An Exchange 2010 deployment with a single ambiguous URL for all workloads.
Let us pause for a moment to visualize what we have talked about so far. If we were to compare an Exchange 2010 environment using ambiguous URLs to one not using ambiguous URLs, it would look like the following diagrams. Notice the first diagram below uses the same FQDN for Outlook MAPI/RPC based traffic and HTTPS based traffic.
If we were to then look at an environment not utilizing ambiguous URLs, we see the clients utilize unique FQDNs for MAPI/RPC based traffic and HTTPS based traffic. In addition, the FQDN utilized for MAPI/RPC based traffic is only resolvable via internal DNS.
If your environment does not look like the one above using ambiguous URLs, then you can go hit the coffee shop for a while or play some XBOX 360. Tell your boss we gave the okay. If your environment does look similar to the first example using ambiguous URLs or you are in the planning stages for Exchange 2010, then please read on as we need you to perform some extra steps when migrating to Exchange 2013.
While this may be working for you today, it certainly will not work tomorrow if you migrate to Exchange 2013. In this scenario where both the MAPI/RPC and HTTP workloads are using the same FQDN you cannot successfully move the FQDN to CAS 2013 without breaking your MAPI/RPC client connectivity entirely. I repeat, your MAPI/RPC clients will start failing to connect via MAPI/RPC once their DNS cache expires after the shared FQDN is moved to CAS 2013. The MAPI/RPC clients will fail to connect because CAS 2013 does not know how to handle direct MAPI/RPC connections as all Windows based Outlook clients utilize MAPI over a RPC over HTTPS connection in Exchange 2013. There is a chance your Outlook clients may successfully fall back to HTTPS only if Outlook Anywhere is currently enabled for Exchange 2010 when the failure to connect via MAPI/RPC takes place, but this article will help with the following.

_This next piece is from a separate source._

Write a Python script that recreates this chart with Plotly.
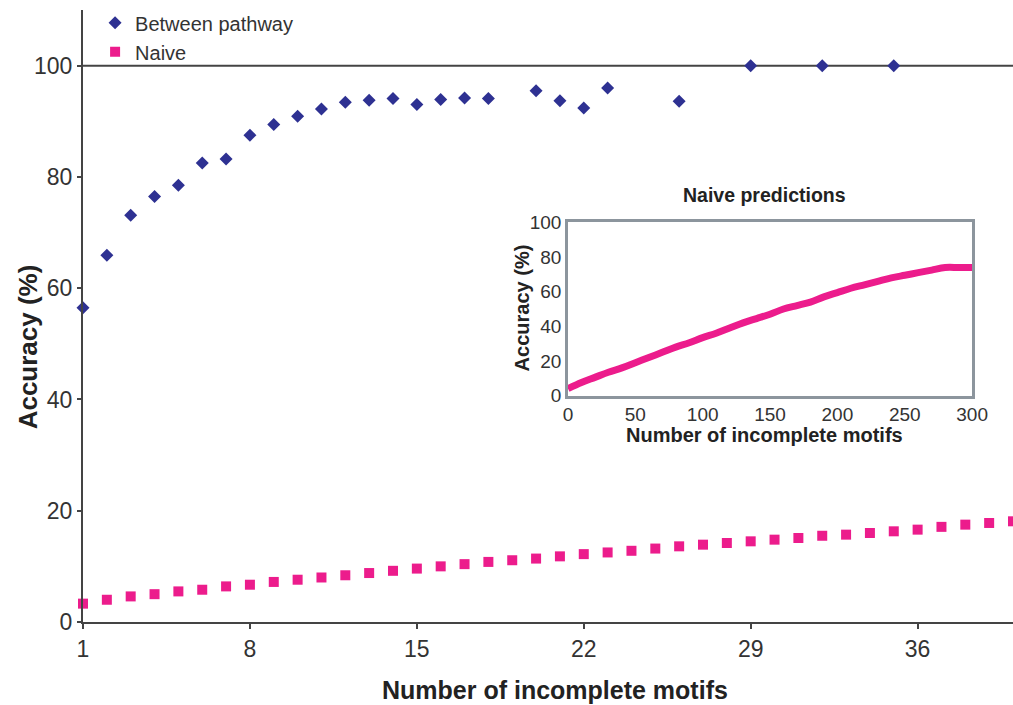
import plotly.graph_objects as go

# ---- data ----
between_x = [1, 2, 3, 4, 5, 6, 7, 8, 9, 10, 11, 12, 13, 14, 15, 16, 17, 18,
             20, 21, 22, 23, 26, 29, 32, 35]
between_y = [56.5, 65.9, 73.1, 76.5, 78.5, 82.5, 83.2, 87.5, 89.4, 90.9, 92.2,
             93.4, 93.8, 94.1, 93.0, 93.9, 94.2, 94.1,
             95.5, 93.7, 92.4, 96.0, 93.6, 100, 100, 100]

naive_x = list(range(1, 41))
naive_y = [3.3, 4.0, 4.6, 5.0, 5.5, 5.8, 6.4, 6.7, 7.2, 7.6, 8.0, 8.4, 8.8,
           9.2, 9.6, 10.0, 10.4, 10.8, 11.1, 11.4, 11.8, 12.2, 12.5, 12.8,
           13.2, 13.6, 13.9, 14.2, 14.5, 14.8, 15.1, 15.5, 15.7, 16.0, 16.3,
           16.6, 17.1, 17.5, 17.8, 18.1]

inset_x = [0, 10, 20, 30, 40, 50, 60, 70, 80, 90, 100, 110, 120, 130, 140,
           150, 160, 170, 180, 190, 200, 210, 220, 230, 240, 250, 260, 270,
           280, 290, 300]
inset_y = [4, 7.5, 10.5, 13.5, 16, 19, 22, 25, 28, 30.5, 33.5, 36, 39, 42,
           44.5, 47, 50, 52, 54, 57, 59.5, 62, 64, 66, 68, 69.5, 71, 72.5,
           74, 74, 74]

main_xticks = [1, 8, 15, 22, 29, 36]
main_yticks = [0, 20, 40, 60, 80, 100]
inset_xticks = [0, 50, 100, 150, 200, 250, 300]
inset_yticks = [0, 20, 40, 60, 80, 100]

BLUE = "#2E3192"
PINK = "#EC1C8C"
TXT = "#333333"
FONT = "Liberation Sans, Arial, Helvetica, sans-serif"

fig = go.Figure()

fig.add_trace(go.Scatter(
    x=between_x, y=between_y, mode="markers", name="Between pathway",
    marker=dict(symbol="diamond", size=10, color=BLUE),
    cliponaxis=False, xaxis="x", yaxis="y"))
fig.add_trace(go.Scatter(
    x=naive_x, y=naive_y, mode="markers", name="Naive",
    marker=dict(symbol="square", size=10, color=PINK),
    cliponaxis=False, xaxis="x", yaxis="y"))
fig.add_trace(go.Scatter(
    x=inset_x, y=inset_y, mode="lines", showlegend=False,
    line=dict(color=PINK, width=7, shape="spline"),
    xaxis="x2", yaxis="y2"))

fig.update_layout(
    width=1013, height=705,
    autosize=False,
    margin=dict(l=83, r=0, t=10, b=83, autoexpand=False),
    paper_bgcolor="white", plot_bgcolor="white",
    font=dict(family=FONT, color=TXT),
    showlegend=True,
    legend=dict(x=0.013, y=1.011, xanchor="left", yanchor="top",
                font=dict(size=20, color=TXT), bgcolor="rgba(0,0,0,0)",
                itemsizing="trace", tracegroupgap=0, itemwidth=30),
    xaxis=dict(domain=[0, 1], range=[1, 40], tickvals=main_xticks,
               automargin=False,
               showgrid=False, zeroline=False, showline=True,
               linecolor="#444444", linewidth=2, ticks="outside",
               ticklen=5, tickwidth=1.5, tickcolor="#444444",
               tickfont=dict(size=23, color=TXT)),
    yaxis=dict(domain=[0, 1], range=[0, 110], tickvals=main_yticks,
               automargin=False,
               showgrid=False, zeroline=False, showline=True,
               linecolor="#444444", linewidth=2, ticks="outside",
               ticklen=4, tickwidth=1.5, tickcolor="#444444",
               tickfont=dict(size=23, color=TXT)),
    xaxis2=dict(domain=[0.5215, 0.956], range=[0, 300], anchor="y2",
                automargin=False,
                tickvals=inset_xticks, showgrid=False, zeroline=False,
                showline=True, mirror=True, linecolor="#8C959D",
                linewidth=2.5, ticks="", tickfont=dict(size=19, color=TXT)),
    yaxis2=dict(domain=[0.370, 0.6528], range=[0, 100], anchor="x2",
                automargin=False,
                tickvals=inset_yticks, showgrid=False, zeroline=False,
                showline=True, mirror=True, linecolor="#8C959D",
                linewidth=2.5, ticks="", tickfont=dict(size=19, color=TXT)),
)

# reference line at 100 %
fig.add_shape(type="line", xref="x domain", yref="y", x0=0, x1=1, y0=100,
              y1=100, line=dict(color="#444444", width=2), layer="below")

# axis titles
fig.add_annotation(text="<b>Number of incomplete motifs</b>", xref="paper",
                   yref="paper", x=0.5075, y=-0.111, xanchor="center",
                   yanchor="middle", showarrow=False,
                   font=dict(size=25, color="#222222"))
fig.add_annotation(text="<b>Accuracy (%)</b>", xref="paper", yref="paper",
                   x=-0.059, y=0.449, textangle=-90, xanchor="center",
                   yanchor="middle", showarrow=False,
                   font=dict(size=26, color="#222222"))
# inset titles
fig.add_annotation(text="<b>Naive predictions</b>", xref="paper",
                   yref="paper", x=0.7325, y=0.697, xanchor="center",
                   yanchor="middle", showarrow=False,
                   font=dict(size=19.5, color="#222222"))
fig.add_annotation(text="<b>Number of incomplete motifs</b>", xref="paper",
                   yref="paper", x=0.7325, y=0.306, xanchor="center",
                   yanchor="middle", showarrow=False,
                   font=dict(size=20, color="#222222"))
fig.add_annotation(text="<b>Accuracy (%)</b>", xref="paper", yref="paper",
                   x=0.472, y=0.514, textangle=-90, xanchor="center",
                   yanchor="middle", showarrow=False,
                   font=dict(size=20, color="#222222"))

fig.write_html("out.html", config={"responsive": False, "displayModeBar": False})

# remove default page margin so the figure sits at the window's top-left
with open("out.html", "r", encoding="utf-8") as f:
    html = f.read()
html = html.replace("<head>", "<head><style>html,body{margin:0;padding:0;overflow:hidden;}</style>", 1)
with open("out.html", "w", encoding="utf-8") as f:
    f.write(html)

First off, if you are still in the planning stages of Exchange 2010 you need to take our warning to heart and immediately change your design to use a specific internal-only FQDN for MAPI/RPC clients. If you are in the middle of a 2010 deployment using an Ambiguous URL I recommend you change your ClientAccessArray FQDN to a unique name and update the mailbox database RpcClientAccessServer values on all Exchange 2010 mailbox databases accordingly. Fixing this item mid-migration to Exchange 2010 or even in your fully migrated environment will ensure any newly created or manually repaired Outlook profiles are protected, but it will not automatically fix existing Outlook clients with the old value in the server field.
While not necessary as long as you go through our mitigation steps below, any existing Outlook profiles could be manually repaired to reflect the new value. If you are curious why a manual repair is necessary you can refer to items #5 and #6 in Demystifying the CAS Array Object - Part 2. Again, forcing this update is not necessary if you follow our mitigation steps later in this article. However, if you were to choose to update some specific Outlook profiles we suggest you perform those steps in your test environment first to make sure you have the process down correctly.

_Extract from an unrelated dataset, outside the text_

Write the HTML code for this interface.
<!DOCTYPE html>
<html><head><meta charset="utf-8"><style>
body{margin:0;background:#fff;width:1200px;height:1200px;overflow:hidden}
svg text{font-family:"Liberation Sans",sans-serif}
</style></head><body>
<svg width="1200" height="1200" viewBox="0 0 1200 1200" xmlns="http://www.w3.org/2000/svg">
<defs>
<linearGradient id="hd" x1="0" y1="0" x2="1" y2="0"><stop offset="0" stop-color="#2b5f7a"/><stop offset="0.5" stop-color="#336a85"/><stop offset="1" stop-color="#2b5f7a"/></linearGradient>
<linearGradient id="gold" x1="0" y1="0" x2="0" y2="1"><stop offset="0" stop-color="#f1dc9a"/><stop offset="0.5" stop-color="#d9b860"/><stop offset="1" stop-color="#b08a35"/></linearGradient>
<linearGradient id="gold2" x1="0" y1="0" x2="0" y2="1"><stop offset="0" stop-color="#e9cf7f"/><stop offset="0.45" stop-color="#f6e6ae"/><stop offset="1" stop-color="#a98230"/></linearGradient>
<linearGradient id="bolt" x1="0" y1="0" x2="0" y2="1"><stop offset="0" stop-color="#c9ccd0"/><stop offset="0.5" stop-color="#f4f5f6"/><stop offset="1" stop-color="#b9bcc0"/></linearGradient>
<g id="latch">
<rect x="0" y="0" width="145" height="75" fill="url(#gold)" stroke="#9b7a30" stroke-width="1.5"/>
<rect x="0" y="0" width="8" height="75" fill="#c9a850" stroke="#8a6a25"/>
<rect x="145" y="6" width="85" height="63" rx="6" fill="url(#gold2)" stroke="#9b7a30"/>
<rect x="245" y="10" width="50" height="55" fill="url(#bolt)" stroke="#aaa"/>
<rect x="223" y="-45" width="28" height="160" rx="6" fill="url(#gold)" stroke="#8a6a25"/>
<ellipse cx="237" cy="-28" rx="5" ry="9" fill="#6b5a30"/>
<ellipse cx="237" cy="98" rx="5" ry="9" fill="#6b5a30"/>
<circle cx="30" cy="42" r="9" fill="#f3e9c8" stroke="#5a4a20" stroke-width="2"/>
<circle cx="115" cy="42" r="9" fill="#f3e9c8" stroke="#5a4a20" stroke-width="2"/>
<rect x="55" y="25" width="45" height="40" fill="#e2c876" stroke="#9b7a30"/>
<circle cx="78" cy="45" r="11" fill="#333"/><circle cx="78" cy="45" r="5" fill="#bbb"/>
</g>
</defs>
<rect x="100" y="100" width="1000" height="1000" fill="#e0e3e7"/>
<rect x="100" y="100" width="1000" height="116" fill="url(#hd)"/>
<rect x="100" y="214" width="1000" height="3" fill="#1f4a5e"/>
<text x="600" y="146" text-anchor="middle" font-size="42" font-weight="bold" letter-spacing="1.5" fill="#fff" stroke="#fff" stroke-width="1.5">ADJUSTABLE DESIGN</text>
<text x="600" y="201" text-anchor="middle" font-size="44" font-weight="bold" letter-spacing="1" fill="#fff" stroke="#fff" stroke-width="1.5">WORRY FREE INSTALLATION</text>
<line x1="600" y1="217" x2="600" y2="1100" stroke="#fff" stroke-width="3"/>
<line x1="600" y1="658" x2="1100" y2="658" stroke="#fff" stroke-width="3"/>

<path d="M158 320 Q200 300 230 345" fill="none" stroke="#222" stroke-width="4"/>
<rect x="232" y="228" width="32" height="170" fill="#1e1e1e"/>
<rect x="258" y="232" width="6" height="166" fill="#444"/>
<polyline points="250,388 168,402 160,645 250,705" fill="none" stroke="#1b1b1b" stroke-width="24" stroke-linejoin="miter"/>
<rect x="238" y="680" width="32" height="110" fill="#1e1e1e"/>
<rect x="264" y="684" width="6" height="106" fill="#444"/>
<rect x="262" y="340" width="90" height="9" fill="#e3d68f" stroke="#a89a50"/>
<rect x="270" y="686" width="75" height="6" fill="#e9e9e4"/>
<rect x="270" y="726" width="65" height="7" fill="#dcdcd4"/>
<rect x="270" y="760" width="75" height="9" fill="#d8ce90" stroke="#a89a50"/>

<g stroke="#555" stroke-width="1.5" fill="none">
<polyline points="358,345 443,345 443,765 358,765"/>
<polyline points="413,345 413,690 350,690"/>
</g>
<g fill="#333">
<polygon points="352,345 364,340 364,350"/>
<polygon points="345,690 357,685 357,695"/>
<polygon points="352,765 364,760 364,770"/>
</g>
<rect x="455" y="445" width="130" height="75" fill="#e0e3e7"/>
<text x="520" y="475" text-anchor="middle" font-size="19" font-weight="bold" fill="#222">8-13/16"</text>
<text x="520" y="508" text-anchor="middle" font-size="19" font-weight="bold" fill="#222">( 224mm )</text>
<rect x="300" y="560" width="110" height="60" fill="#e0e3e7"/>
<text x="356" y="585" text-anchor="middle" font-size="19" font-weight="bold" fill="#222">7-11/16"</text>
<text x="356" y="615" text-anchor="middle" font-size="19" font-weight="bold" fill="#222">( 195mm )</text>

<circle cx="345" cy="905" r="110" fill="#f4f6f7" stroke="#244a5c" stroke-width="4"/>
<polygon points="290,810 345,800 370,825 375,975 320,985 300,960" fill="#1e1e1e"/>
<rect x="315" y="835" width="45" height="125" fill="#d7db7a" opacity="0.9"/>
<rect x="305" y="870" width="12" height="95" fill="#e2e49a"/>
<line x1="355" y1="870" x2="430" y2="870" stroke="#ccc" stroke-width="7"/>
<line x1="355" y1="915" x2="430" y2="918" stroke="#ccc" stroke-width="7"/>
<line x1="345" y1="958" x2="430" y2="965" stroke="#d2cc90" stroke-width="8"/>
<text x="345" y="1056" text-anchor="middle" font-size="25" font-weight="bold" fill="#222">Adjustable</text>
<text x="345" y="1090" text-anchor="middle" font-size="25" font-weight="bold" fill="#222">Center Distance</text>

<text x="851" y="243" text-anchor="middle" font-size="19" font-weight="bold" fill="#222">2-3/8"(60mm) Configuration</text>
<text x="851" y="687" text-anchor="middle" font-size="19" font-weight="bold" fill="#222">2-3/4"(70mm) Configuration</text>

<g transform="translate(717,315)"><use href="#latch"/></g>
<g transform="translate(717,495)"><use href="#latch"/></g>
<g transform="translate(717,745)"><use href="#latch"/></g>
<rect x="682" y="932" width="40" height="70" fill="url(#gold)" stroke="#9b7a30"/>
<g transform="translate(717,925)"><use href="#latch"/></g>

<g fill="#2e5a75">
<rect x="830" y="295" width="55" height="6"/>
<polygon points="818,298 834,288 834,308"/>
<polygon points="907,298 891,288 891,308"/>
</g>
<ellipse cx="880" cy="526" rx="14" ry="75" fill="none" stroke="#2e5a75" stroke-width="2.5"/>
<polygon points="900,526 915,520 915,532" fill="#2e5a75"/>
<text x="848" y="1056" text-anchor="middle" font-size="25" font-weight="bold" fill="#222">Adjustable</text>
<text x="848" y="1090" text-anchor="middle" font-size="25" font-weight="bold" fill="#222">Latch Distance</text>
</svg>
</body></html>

Additionally as we previously discussed in item #3 of Demystifying the CAS Array Object – Part 1, the ClientAccessArray FQDN is not needed in your SSL certificate as it is not being used for HTTPS based traffic. Because of this, the only thing you would need to do is create a new internal DNS record, update your ClientAccessArray FQDN, and finally update your Exchange 2010 Mailbox Database RpcClientAccessServer values. It bears repeating that you do not have to get a new SSL certificate only to fix an Ambiguous URL situation.
Our suggestion is to implement Outlook Anywhere internally for all users prior to introducing Exchange Server 2013 to the environment.
Many of our customers have already moved to Outlook Anywhere internally for all Windows Outlook clients. In fact, those of you reading this with OA in use internally are good to proceed to the coffee shop or go play XBOX 360 with the other folks if you’d like to.
Now for the rest of you… sit a little closer. Go ahead and fill in, there are plenty of seats in the front row like usual.
In Exchange Server 2013 all Windows Outlook clients operate in Outlook Anywhere mode internally. By following these mitigation steps you will be one step ahead of where you will end up after your migration to Exchange Server 2013 anyways.
If you do not have Outlook Anywhere enabled at all in your environment, please see Enable Outlook Anywhere on TechNet for steps on how to enable it in Exchange 2010. If your company does not wish to provide external access for Outlook Anywhere that is ok. By simply enabling Outlook Anywhere you will not be providing remote access unless you also publish the /rpc virtual directory to the Internet.
It is suggested customers, especially very large ones, consider enabling Kerberos authentication to avoid any potential performance issues you may run into utilizing the default NTLM authentication. Information on how to configure Kerberos Authentication can be found here on TechNet for Exchange Server 2010 and the steps for Exchange Server 2013 are similar which we will have documentation for in the near future. However, please keep in mind Kerberos authentication with Outlook Anywhere is only supported with Windows Vista or later.
By default with Outlook Anywhere enabled in the environment your clients prefer RPC/TCP connections when on Fast Networks as seen below.
The trick we use to force Outlook Anywhere to also be used internally is via Autodiscover. Using Autodiscover we can make Windows Outlook clients prefer RPC/HTTPS on both Fast and Slow networks as seen here.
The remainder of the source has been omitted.